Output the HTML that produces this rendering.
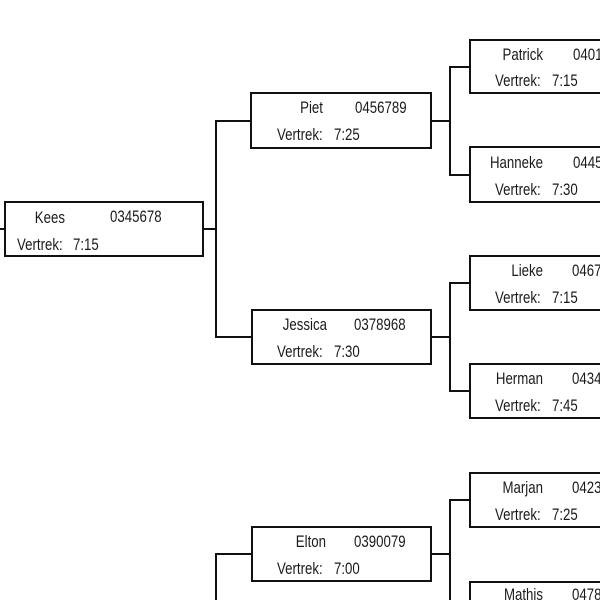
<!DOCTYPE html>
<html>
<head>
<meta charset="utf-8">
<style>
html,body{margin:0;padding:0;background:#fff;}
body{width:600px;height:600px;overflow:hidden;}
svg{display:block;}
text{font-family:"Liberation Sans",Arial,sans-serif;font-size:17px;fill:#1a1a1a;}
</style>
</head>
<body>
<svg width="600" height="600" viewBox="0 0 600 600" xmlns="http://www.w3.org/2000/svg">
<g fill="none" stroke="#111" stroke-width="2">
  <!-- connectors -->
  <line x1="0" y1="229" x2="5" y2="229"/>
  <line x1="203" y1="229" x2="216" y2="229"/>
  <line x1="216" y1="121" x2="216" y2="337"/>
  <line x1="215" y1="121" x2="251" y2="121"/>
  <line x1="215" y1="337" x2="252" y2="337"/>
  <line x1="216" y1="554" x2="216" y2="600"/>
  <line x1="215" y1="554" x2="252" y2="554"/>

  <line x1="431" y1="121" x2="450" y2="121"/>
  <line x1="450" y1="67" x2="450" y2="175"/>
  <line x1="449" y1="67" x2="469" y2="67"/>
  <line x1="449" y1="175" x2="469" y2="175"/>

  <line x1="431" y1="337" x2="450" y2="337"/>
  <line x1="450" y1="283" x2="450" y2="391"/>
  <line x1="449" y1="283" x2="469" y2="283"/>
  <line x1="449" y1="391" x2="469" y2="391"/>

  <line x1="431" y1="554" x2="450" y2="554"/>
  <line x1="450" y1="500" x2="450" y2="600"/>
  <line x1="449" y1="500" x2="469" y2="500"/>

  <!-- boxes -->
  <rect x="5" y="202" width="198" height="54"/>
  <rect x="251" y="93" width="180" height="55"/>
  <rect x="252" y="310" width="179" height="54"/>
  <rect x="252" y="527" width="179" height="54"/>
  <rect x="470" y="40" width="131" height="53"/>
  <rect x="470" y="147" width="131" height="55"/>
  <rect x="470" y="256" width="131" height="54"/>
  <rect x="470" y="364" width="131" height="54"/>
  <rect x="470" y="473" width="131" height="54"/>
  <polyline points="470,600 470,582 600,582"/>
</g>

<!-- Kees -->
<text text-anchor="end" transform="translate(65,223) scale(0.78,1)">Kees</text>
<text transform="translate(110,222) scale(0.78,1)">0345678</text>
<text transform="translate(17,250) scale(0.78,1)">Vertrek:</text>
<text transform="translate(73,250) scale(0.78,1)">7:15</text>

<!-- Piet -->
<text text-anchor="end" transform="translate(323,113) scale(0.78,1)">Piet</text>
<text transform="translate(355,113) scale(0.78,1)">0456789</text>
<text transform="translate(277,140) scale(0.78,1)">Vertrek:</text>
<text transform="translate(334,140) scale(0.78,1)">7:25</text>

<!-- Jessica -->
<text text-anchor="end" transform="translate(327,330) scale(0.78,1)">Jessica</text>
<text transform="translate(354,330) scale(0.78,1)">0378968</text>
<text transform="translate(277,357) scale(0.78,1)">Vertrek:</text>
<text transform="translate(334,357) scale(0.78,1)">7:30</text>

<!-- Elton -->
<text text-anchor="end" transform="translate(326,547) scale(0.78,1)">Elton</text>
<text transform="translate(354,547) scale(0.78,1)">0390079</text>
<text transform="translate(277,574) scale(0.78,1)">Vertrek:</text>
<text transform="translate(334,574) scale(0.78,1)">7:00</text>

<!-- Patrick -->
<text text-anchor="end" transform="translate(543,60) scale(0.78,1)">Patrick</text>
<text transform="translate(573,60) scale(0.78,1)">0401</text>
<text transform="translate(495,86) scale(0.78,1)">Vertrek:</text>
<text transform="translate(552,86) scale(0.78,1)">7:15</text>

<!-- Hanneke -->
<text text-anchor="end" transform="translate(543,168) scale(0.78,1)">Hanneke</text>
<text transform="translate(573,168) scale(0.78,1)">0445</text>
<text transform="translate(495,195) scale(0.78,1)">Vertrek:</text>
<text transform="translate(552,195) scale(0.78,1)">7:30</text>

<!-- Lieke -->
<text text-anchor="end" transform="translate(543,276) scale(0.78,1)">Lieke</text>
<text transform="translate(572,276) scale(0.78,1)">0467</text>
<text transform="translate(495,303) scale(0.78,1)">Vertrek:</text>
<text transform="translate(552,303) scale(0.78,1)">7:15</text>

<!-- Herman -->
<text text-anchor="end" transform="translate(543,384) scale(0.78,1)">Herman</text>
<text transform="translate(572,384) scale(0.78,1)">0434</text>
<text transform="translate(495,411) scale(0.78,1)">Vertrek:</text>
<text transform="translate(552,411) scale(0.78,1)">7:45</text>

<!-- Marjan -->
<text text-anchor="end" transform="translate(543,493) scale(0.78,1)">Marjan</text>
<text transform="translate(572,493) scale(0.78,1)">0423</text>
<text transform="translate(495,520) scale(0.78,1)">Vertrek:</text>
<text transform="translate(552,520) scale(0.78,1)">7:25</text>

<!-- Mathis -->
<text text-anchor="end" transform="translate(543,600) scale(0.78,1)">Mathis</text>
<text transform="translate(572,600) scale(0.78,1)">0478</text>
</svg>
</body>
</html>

════════

DO THIS: Extract the full listing exactly, with the pictures left out.

TASK OUTPUT:
Output the HTML that produces this rendering.
<!DOCTYPE html>
<html>
<head>
<meta charset="utf-8">
<style>
html,body{margin:0;padding:0;background:#fff;}
body{width:600px;height:600px;overflow:hidden;}
svg{display:block;}
text{font-family:"Liberation Sans",Arial,sans-serif;font-size:17px;fill:#1a1a1a;}
</style>
</head>
<body>
<svg width="600" height="600" viewBox="0 0 600 600" xmlns="http://www.w3.org/2000/svg">
<g fill="none" stroke="#111" stroke-width="2">
  <!-- connectors -->
  <line x1="0" y1="229" x2="5" y2="229"/>
  <line x1="203" y1="229" x2="216" y2="229"/>
  <line x1="216" y1="121" x2="216" y2="337"/>
  <line x1="215" y1="121" x2="251" y2="121"/>
  <line x1="215" y1="337" x2="252" y2="337"/>
  <line x1="216" y1="554" x2="216" y2="600"/>
  <line x1="215" y1="554" x2="252" y2="554"/>

  <line x1="431" y1="121" x2="450" y2="121"/>
  <line x1="450" y1="67" x2="450" y2="175"/>
  <line x1="449" y1="67" x2="469" y2="67"/>
  <line x1="449" y1="175" x2="469" y2="175"/>

  <line x1="431" y1="337" x2="450" y2="337"/>
  <line x1="450" y1="283" x2="450" y2="391"/>
  <line x1="449" y1="283" x2="469" y2="283"/>
  <line x1="449" y1="391" x2="469" y2="391"/>

  <line x1="431" y1="554" x2="450" y2="554"/>
  <line x1="450" y1="500" x2="450" y2="600"/>
  <line x1="449" y1="500" x2="469" y2="500"/>

  <!-- boxes -->
  <rect x="5" y="202" width="198" height="54"/>
  <rect x="251" y="93" width="180" height="55"/>
  <rect x="252" y="310" width="179" height="54"/>
  <rect x="252" y="527" width="179" height="54"/>
  <rect x="470" y="40" width="131" height="53"/>
  <rect x="470" y="147" width="131" height="55"/>
  <rect x="470" y="256" width="131" height="54"/>
  <rect x="470" y="364" width="131" height="54"/>
  <rect x="470" y="473" width="131" height="54"/>
  <polyline points="470,600 470,582 600,582"/>
</g>

<!-- Kees -->
<text text-anchor="end" transform="translate(65,223) scale(0.78,1)">Kees</text>
<text transform="translate(110,222) scale(0.78,1)">0345678</text>
<text transform="translate(17,250) scale(0.78,1)">Vertrek:</text>
<text transform="translate(73,250) scale(0.78,1)">7:15</text>

<!-- Piet -->
<text text-anchor="end" transform="translate(323,113) scale(0.78,1)">Piet</text>
<text transform="translate(355,113) scale(0.78,1)">0456789</text>
<text transform="translate(277,140) scale(0.78,1)">Vertrek:</text>
<text transform="translate(334,140) scale(0.78,1)">7:25</text>

<!-- Jessica -->
<text text-anchor="end" transform="translate(327,330) scale(0.78,1)">Jessica</text>
<text transform="translate(354,330) scale(0.78,1)">0378968</text>
<text transform="translate(277,357) scale(0.78,1)">Vertrek:</text>
<text transform="translate(334,357) scale(0.78,1)">7:30</text>

<!-- Elton -->
<text text-anchor="end" transform="translate(326,547) scale(0.78,1)">Elton</text>
<text transform="translate(354,547) scale(0.78,1)">0390079</text>
<text transform="translate(277,574) scale(0.78,1)">Vertrek:</text>
<text transform="translate(334,574) scale(0.78,1)">7:00</text>

<!-- Patrick -->
<text text-anchor="end" transform="translate(543,60) scale(0.78,1)">Patrick</text>
<text transform="translate(573,60) scale(0.78,1)">0401</text>
<text transform="translate(495,86) scale(0.78,1)">Vertrek:</text>
<text transform="translate(552,86) scale(0.78,1)">7:15</text>

<!-- Hanneke -->
<text text-anchor="end" transform="translate(543,168) scale(0.78,1)">Hanneke</text>
<text transform="translate(573,168) scale(0.78,1)">0445</text>
<text transform="translate(495,195) scale(0.78,1)">Vertrek:</text>
<text transform="translate(552,195) scale(0.78,1)">7:30</text>

<!-- Lieke -->
<text text-anchor="end" transform="translate(543,276) scale(0.78,1)">Lieke</text>
<text transform="translate(572,276) scale(0.78,1)">0467</text>
<text transform="translate(495,303) scale(0.78,1)">Vertrek:</text>
<text transform="translate(552,303) scale(0.78,1)">7:15</text>

<!-- Herman -->
<text text-anchor="end" transform="translate(543,384) scale(0.78,1)">Herman</text>
<text transform="translate(572,384) scale(0.78,1)">0434</text>
<text transform="translate(495,411) scale(0.78,1)">Vertrek:</text>
<text transform="translate(552,411) scale(0.78,1)">7:45</text>

<!-- Marjan -->
<text text-anchor="end" transform="translate(543,493) scale(0.78,1)">Marjan</text>
<text transform="translate(572,493) scale(0.78,1)">0423</text>
<text transform="translate(495,520) scale(0.78,1)">Vertrek:</text>
<text transform="translate(552,520) scale(0.78,1)">7:25</text>

<!-- Mathis -->
<text text-anchor="end" transform="translate(543,600) scale(0.78,1)">Mathis</text>
<text transform="translate(572,600) scale(0.78,1)">0478</text>
</svg>
</body>
</html>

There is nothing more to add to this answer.